The Guild Cinema (3405 Central Ave. NE, Albuquerque) Will Screen All Oscar-Nominated Short Films Feb. 10-17
Directors: Andrew Coats, Lou Hamou-Lhadj
Though not officially a Pixar production, this side project from animators of the studio giant shows that at least some at Pixar are thinking beyond their usual demographic.
“Borrowed Time” is a beautifully-rendered story about a sheriff trying to overcome a haunting event from his past. It’s a simple, singular story, and compelling enough for what it is. The short’s strength comes from its sparse use of dialogue, instead utilizing a Western score that is appropriately evocative of its themes.
Director: Patrick Osborne
Osborne brings us a fantastically directed short that, while simple in animation style, has a huge emotional payoff.
“Pearl” recounts the changing relationship between a father and daughter living out of a car, showing us that it isn’t necessarily where we are that makes a place a home, but rather who we are with.
A great original song that plays throughout helps get the theme across, but it’s the tried-and-true technique of showing how priorities change over time that makes “Pearl” perhaps the most universally engaging of the bunch – even if it doesn’t particularly bring anything new to the table in terms of narrative.
Director: Theodore Ushev
In sharp contrast to “Pearl,” “Blind Vaysha” is the most difficult to engage with from the start, in terms of animation style and storytelling.

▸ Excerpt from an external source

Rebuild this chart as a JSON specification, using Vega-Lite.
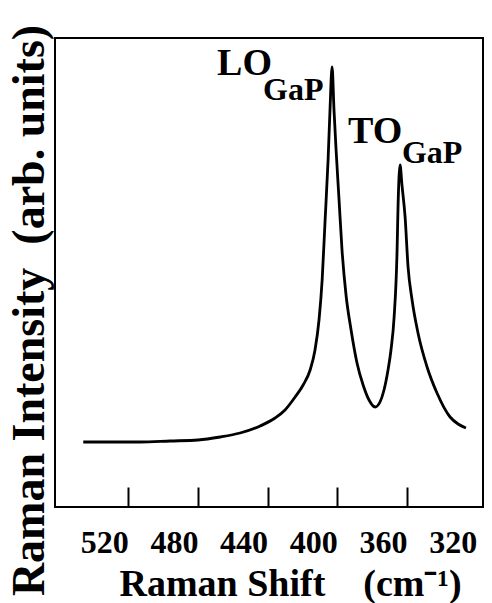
{
  "$schema": "https://vega.github.io/schema/vega-lite/v6.json",
  "width": 428,
  "height": 469,
  "autosize": {"type": "none"},
  "padding": {"left": 55, "top": 38, "right": 9, "bottom": 96},
  "background": "white",
  "config": {
    "view": {"stroke": "black", "strokeWidth": 2},
    "font": "Liberation Serif"
  },
  "datasets": {
    "spectrum": [
      {"shift": 545.8, "intensity": 65},
      {"shift": 530.3, "intensity": 65},
      {"shift": 513.1, "intensity": 65},
      {"shift": 495.9, "intensity": 66},
      {"shift": 479.9, "intensity": 67},
      {"shift": 467.2, "intensity": 70},
      {"shift": 455.8, "intensity": 74},
      {"shift": 444.3, "intensity": 81},
      {"shift": 435.7, "intensity": 89},
      {"shift": 430.0, "intensity": 97},
      {"shift": 424.2, "intensity": 110},
      {"shift": 419.6, "intensity": 122},
      {"shift": 415.6, "intensity": 137},
      {"shift": 412.8, "intensity": 157},
      {"shift": 410.5, "intensity": 187},
      {"shift": 408.7, "intensity": 227},
      {"shift": 407.0, "intensity": 287},
      {"shift": 405.3, "intensity": 347},
      {"shift": 404.2, "intensity": 397},
      {"shift": 403.0, "intensity": 440},
      {"shift": 401.9, "intensity": 397},
      {"shift": 400.7, "intensity": 357},
      {"shift": 399.0, "intensity": 307},
      {"shift": 397.3, "intensity": 257},
      {"shift": 395.0, "intensity": 212},
      {"shift": 392.1, "intensity": 177},
      {"shift": 388.7, "intensity": 144},
      {"shift": 385.2, "intensity": 122},
      {"shift": 381.8, "intensity": 107},
      {"shift": 378.3, "intensity": 100},
      {"shift": 375.5, "intensity": 105},
      {"shift": 373.2, "intensity": 117},
      {"shift": 370.9, "intensity": 137},
      {"shift": 369.2, "intensity": 157},
      {"shift": 367.4, "intensity": 190},
      {"shift": 365.7, "intensity": 257},
      {"shift": 365.2, "intensity": 297},
      {"shift": 364.0, "intensity": 342},
      {"shift": 362.9, "intensity": 322},
      {"shift": 361.1, "intensity": 290},
      {"shift": 359.4, "intensity": 240},
      {"shift": 357.1, "intensity": 207},
      {"shift": 353.7, "intensity": 174},
      {"shift": 348.5, "intensity": 140},
      {"shift": 342.8, "intensity": 114},
      {"shift": 335.3, "intensity": 90},
      {"shift": 330.7, "intensity": 83},
      {"shift": 326.2, "intensity": 79}
    ],
    "labels": [
      {"label": "LO", "kind": "main", "shift": 469.0, "intensity": 432},
      {"label": "GaP", "kind": "sub", "shift": 442.6, "intensity": 407},
      {"label": "TO", "kind": "main", "shift": 393.8, "intensity": 364},
      {"label": "GaP", "kind": "sub", "shift": 362.9, "intensity": 344}
    ]
  },
  "layer": [
    {
      "data": {"name": "spectrum"},
      "mark": {"type": "line", "color": "black", "strokeWidth": 2.8, "interpolate": "monotone"},
      "encoding": {
        "order": {"field": "shift", "type": "quantitative", "sort": "descending"},
        "x": {
          "field": "shift",
          "type": "quantitative",
          "scale": {"domain": [316.4, 562], "reverse": true, "nice": false, "zero": false},
          "axis": {
            "values": [520, 480, 440, 400, 360, 320],
            "format": "d",
            "title": "Raman Shift\u00a0\u00a0\u00a0\u00a0(cm\u207b\u00b9)",
            "grid": false,
            "domain": false,
            "tickSize": -20,
            "tickWidth": 2,
            "tickColor": {"condition": {"test": "datum.value == 320", "value": "transparent"}, "value": "black"},
            "labelFont": "Liberation Serif",
            "labelFontWeight": "bold",
            "labelFontSize": 32,
            "labelColor": "black",
            "labelAlign": "right",
            "labelDx": 4,
            "labelBaseline": "alphabetic",
            "labelPadding": 65,
            "labelFlush": false,
            "labelOverlap": false,
            "titleFont": "Liberation Serif",
            "titleFontWeight": "bold",
            "titleFontSize": 38,
            "titleColor": "black",
            "titleX": 235,
            "titleY": 88,
            "titleAlign": "center",
            "titleBaseline": "alphabetic"
          }
        },
        "y": {
          "field": "intensity",
          "type": "quantitative",
          "scale": {"domain": [0, 469], "nice": false, "zero": false},
          "axis": {
            "title": "Raman Intensity\u00a0\u00a0(arb. units)",
            "labels": false,
            "ticks": false,
            "domain": false,
            "grid": false,
            "titleFont": "Liberation Serif",
            "titleFontWeight": "bold",
            "titleFontSize": 46,
            "titleColor": "black",
            "titleAngle": -90,
            "titleX": -12,
            "titleY": 272,
            "titleAlign": "center",
            "titleBaseline": "alphabetic"
          }
        }
      }
    },
    {
      "data": {"name": "labels"},
      "transform": [{"filter": "datum.kind == 'main'"}],
      "mark": {"type": "text", "align": "left", "baseline": "alphabetic", "font": "Liberation Serif", "fontWeight": "bold", "fontSize": 38, "color": "black"},
      "encoding": {
        "x": {"field": "shift", "type": "quantitative"},
        "y": {"field": "intensity", "type": "quantitative"},
        "text": {"field": "label"}
      }
    },
    {
      "data": {"name": "labels"},
      "transform": [{"filter": "datum.kind == 'sub'"}],
      "mark": {"type": "text", "align": "left", "baseline": "alphabetic", "font": "Liberation Serif", "fontWeight": "bold", "fontSize": 32, "color": "black"},
      "encoding": {
        "x": {"field": "shift", "type": "quantitative"},
        "y": {"field": "intensity", "type": "quantitative"},
        "text": {"field": "label"}
      }
    }
  ]
}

However, it will probably stay in your mind the longest.
Vaysha is a girl cursed with only being able to see the past through her left eye, and the future through her right. Her plight will make you rethink how we tend to take living in the present for granted.
If not, the short’s narrator will accomplish that task, addressing the audience explicitly in the end in a tone that feels strict without completely venturing into that territory. More than anything, it’s a warning we didn’t know we needed, delivered via hand-drawn animation that is simultaneously engrossing and disturbing.
Director: Alan Barillaro
Pixar’s official entry in the Best Animated Short race is also the most perfectly executed of the bunch.
“Piper” introduces – in stunning, nearly photorealistic fashion – the audience to an adorable young bird trying to get out of its comfort zone on the beach where it resides. There’s obviously no dialogue, but Barillaro makes sure we understand what is going on, be it through Piper’s incessant chirping or the fantastic score that swells up and dials down at the perfect moments.
“Piper” is equal parts sweet, funny and intelligent, with a pervading sense of wonder stitching it all together. And it has Oscar glory written all over it.
“Pear Cider and Cigarettes”
Director: Robert Valley
A personal account of his decades-long friendship with a troublemaker who is simultaneously in control and out of control, Robert Valley’s “Pear Cider and Cigarettes” is the longest of the group at 35 minutes.
It’s easy to tell how much this project means to Valley, with its acute focus on Frank Miller-esque visuals. It’s the most mature entry in the race (put the kids to sleep before watching this one), and while some may find themselves lost in the stripped-down visual style, “Pear Cider and Cigarettes” feels, more than anything, like the end of a long journey for Valley.